-- Request --
Go through the data below and copy it exactly, skipping every picture.

-- Dataset excerpt --
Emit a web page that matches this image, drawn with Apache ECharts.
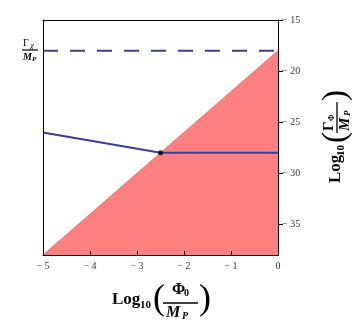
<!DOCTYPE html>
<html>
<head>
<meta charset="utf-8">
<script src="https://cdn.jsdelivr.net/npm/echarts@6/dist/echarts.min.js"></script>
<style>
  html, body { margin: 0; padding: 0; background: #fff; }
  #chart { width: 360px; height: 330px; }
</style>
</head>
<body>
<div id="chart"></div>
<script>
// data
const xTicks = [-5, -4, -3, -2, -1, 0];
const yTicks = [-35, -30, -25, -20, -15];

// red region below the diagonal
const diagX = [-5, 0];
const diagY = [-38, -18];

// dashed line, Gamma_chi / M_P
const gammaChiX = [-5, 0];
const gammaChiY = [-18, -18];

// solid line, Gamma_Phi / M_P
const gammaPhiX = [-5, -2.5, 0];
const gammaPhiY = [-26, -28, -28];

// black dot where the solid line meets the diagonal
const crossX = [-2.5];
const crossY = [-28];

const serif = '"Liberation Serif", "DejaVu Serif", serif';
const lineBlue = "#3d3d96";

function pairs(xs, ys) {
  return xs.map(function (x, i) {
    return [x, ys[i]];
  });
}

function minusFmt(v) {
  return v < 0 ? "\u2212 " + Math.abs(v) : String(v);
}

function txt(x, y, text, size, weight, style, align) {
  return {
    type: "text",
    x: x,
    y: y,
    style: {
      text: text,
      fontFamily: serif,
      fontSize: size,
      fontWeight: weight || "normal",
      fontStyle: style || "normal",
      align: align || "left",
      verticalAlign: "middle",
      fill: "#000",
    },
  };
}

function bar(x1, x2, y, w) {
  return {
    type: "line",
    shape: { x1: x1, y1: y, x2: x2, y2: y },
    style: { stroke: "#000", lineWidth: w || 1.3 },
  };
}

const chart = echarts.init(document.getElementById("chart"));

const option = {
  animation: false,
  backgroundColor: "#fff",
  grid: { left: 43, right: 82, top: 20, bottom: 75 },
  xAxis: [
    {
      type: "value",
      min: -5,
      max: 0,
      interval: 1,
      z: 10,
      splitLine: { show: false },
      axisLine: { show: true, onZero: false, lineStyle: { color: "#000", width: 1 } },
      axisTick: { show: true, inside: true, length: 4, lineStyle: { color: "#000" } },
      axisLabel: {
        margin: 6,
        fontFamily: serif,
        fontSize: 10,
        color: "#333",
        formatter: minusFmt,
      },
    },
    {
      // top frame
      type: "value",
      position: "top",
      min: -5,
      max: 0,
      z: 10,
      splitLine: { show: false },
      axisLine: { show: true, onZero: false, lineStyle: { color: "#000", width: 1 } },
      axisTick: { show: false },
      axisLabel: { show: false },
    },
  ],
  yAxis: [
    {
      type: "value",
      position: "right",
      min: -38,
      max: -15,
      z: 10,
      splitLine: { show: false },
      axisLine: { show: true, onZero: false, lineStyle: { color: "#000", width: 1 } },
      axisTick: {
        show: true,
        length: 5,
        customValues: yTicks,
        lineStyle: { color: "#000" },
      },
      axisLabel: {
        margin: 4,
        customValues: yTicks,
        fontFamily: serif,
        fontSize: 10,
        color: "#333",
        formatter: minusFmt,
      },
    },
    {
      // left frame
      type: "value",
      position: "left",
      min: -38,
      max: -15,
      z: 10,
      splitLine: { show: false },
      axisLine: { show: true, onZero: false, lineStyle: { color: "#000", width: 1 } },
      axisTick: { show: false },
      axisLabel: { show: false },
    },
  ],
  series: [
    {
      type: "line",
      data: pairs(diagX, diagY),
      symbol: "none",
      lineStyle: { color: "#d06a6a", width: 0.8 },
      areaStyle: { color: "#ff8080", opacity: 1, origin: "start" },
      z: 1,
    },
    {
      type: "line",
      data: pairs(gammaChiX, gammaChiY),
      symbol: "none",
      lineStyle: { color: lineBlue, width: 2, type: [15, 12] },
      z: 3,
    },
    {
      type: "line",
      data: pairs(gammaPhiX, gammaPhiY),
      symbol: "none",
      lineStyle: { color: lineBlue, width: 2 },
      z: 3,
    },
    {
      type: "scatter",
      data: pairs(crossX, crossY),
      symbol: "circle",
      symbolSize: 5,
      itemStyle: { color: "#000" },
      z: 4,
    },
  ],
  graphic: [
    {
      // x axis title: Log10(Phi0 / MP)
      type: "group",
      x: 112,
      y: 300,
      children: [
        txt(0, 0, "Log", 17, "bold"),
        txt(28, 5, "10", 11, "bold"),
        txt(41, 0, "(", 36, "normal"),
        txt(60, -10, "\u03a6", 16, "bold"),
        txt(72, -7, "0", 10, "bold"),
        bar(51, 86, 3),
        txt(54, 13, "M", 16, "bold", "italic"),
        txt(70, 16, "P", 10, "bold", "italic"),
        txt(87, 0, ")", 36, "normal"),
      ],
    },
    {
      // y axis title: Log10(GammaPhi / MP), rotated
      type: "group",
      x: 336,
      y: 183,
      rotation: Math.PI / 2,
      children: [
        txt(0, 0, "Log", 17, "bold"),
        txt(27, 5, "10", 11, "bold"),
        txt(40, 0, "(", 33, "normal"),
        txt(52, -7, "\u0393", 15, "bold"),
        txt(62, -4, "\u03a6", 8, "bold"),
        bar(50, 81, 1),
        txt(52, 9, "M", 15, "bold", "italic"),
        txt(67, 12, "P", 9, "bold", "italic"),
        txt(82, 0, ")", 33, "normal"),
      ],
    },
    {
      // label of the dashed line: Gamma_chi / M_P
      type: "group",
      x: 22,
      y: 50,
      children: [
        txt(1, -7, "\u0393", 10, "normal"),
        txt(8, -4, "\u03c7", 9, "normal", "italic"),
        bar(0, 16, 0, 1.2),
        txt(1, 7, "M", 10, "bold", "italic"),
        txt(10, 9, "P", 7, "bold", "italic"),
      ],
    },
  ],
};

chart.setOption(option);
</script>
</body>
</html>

-- Finished exercise --
Emit a web page that matches this image, drawn with Apache ECharts.
<!DOCTYPE html>
<html>
<head>
<meta charset="utf-8">
<script src="https://cdn.jsdelivr.net/npm/echarts@6/dist/echarts.min.js"></script>
<style>
  html, body { margin: 0; padding: 0; background: #fff; }
  #chart { width: 360px; height: 330px; }
</style>
</head>
<body>
<div id="chart"></div>
<script>
// data
const xTicks = [-5, -4, -3, -2, -1, 0];
const yTicks = [-35, -30, -25, -20, -15];

// red region below the diagonal
const diagX = [-5, 0];
const diagY = [-38, -18];

// dashed line, Gamma_chi / M_P
const gammaChiX = [-5, 0];
const gammaChiY = [-18, -18];

// solid line, Gamma_Phi / M_P
const gammaPhiX = [-5, -2.5, 0];
const gammaPhiY = [-26, -28, -28];

// black dot where the solid line meets the diagonal
const crossX = [-2.5];
const crossY = [-28];

const serif = '"Liberation Serif", "DejaVu Serif", serif';
const lineBlue = "#3d3d96";

function pairs(xs, ys) {
  return xs.map(function (x, i) {
    return [x, ys[i]];
  });
}

function minusFmt(v) {
  return v < 0 ? "\u2212 " + Math.abs(v) : String(v);
}

function txt(x, y, text, size, weight, style, align) {
  return {
    type: "text",
    x: x,
    y: y,
    style: {
      text: text,
      fontFamily: serif,
      fontSize: size,
      fontWeight: weight || "normal",
      fontStyle: style || "normal",
      align: align || "left",
      verticalAlign: "middle",
      fill: "#000",
    },
  };
}

function bar(x1, x2, y, w) {
  return {
    type: "line",
    shape: { x1: x1, y1: y, x2: x2, y2: y },
    style: { stroke: "#000", lineWidth: w || 1.3 },
  };
}

const chart = echarts.init(document.getElementById("chart"));

const option = {
  animation: false,
  backgroundColor: "#fff",
  grid: { left: 43, right: 82, top: 20, bottom: 75 },
  xAxis: [
    {
      type: "value",
      min: -5,
      max: 0,
      interval: 1,
      z: 10,
      splitLine: { show: false },
      axisLine: { show: true, onZero: false, lineStyle: { color: "#000", width: 1 } },
      axisTick: { show: true, inside: true, length: 4, lineStyle: { color: "#000" } },
      axisLabel: {
        margin: 6,
        fontFamily: serif,
        fontSize: 10,
        color: "#333",
        formatter: minusFmt,
      },
    },
    {
      // top frame
      type: "value",
      position: "top",
      min: -5,
      max: 0,
      z: 10,
      splitLine: { show: false },
      axisLine: { show: true, onZero: false, lineStyle: { color: "#000", width: 1 } },
      axisTick: { show: false },
      axisLabel: { show: false },
    },
  ],
  yAxis: [
    {
      type: "value",
      position: "right",
      min: -38,
      max: -15,
      z: 10,
      splitLine: { show: false },
      axisLine: { show: true, onZero: false, lineStyle: { color: "#000", width: 1 } },
      axisTick: {
        show: true,
        length: 5,
        customValues: yTicks,
        lineStyle: { color: "#000" },
      },
      axisLabel: {
        margin: 4,
        customValues: yTicks,
        fontFamily: serif,
        fontSize: 10,
        color: "#333",
        formatter: minusFmt,
      },
    },
    {
      // left frame
      type: "value",
      position: "left",
      min: -38,
      max: -15,
      z: 10,
      splitLine: { show: false },
      axisLine: { show: true, onZero: false, lineStyle: { color: "#000", width: 1 } },
      axisTick: { show: false },
      axisLabel: { show: false },
    },
  ],
  series: [
    {
      type: "line",
      data: pairs(diagX, diagY),
      symbol: "none",
      lineStyle: { color: "#d06a6a", width: 0.8 },
      areaStyle: { color: "#ff8080", opacity: 1, origin: "start" },
      z: 1,
    },
    {
      type: "line",
      data: pairs(gammaChiX, gammaChiY),
      symbol: "none",
      lineStyle: { color: lineBlue, width: 2, type: [15, 12] },
      z: 3,
    },
    {
      type: "line",
      data: pairs(gammaPhiX, gammaPhiY),
      symbol: "none",
      lineStyle: { color: lineBlue, width: 2 },
      z: 3,
    },
    {
      type: "scatter",
      data: pairs(crossX, crossY),
      symbol: "circle",
      symbolSize: 5,
      itemStyle: { color: "#000" },
      z: 4,
    },
  ],
  graphic: [
    {
      // x axis title: Log10(Phi0 / MP)
      type: "group",
      x: 112,
      y: 300,
      children: [
        txt(0, 0, "Log", 17, "bold"),
        txt(28, 5, "10", 11, "bold"),
        txt(41, 0, "(", 36, "normal"),
        txt(60, -10, "\u03a6", 16, "bold"),
        txt(72, -7, "0", 10, "bold"),
        bar(51, 86, 3),
        txt(54, 13, "M", 16, "bold", "italic"),
        txt(70, 16, "P", 10, "bold", "italic"),
        txt(87, 0, ")", 36, "normal"),
      ],
    },
    {
      // y axis title: Log10(GammaPhi / MP), rotated
      type: "group",
      x: 336,
      y: 183,
      rotation: Math.PI / 2,
      children: [
        txt(0, 0, "Log", 17, "bold"),
        txt(27, 5, "10", 11, "bold"),
        txt(40, 0, "(", 33, "normal"),
        txt(52, -7, "\u0393", 15, "bold"),
        txt(62, -4, "\u03a6", 8, "bold"),
        bar(50, 81, 1),
        txt(52, 9, "M", 15, "bold", "italic"),
        txt(67, 12, "P", 9, "bold", "italic"),
        txt(82, 0, ")", 33, "normal"),
      ],
    },
    {
      // label of the dashed line: Gamma_chi / M_P
      type: "group",
      x: 22,
      y: 50,
      children: [
        txt(1, -7, "\u0393", 10, "normal"),
        txt(8, -4, "\u03c7", 9, "normal", "italic"),
        bar(0, 16, 0, 1.2),
        txt(1, 7, "M", 10, "bold", "italic"),
        txt(10, 9, "P", 7, "bold", "italic"),
      ],
    },
  ],
};

chart.setOption(option);
</script>
</body>
</html>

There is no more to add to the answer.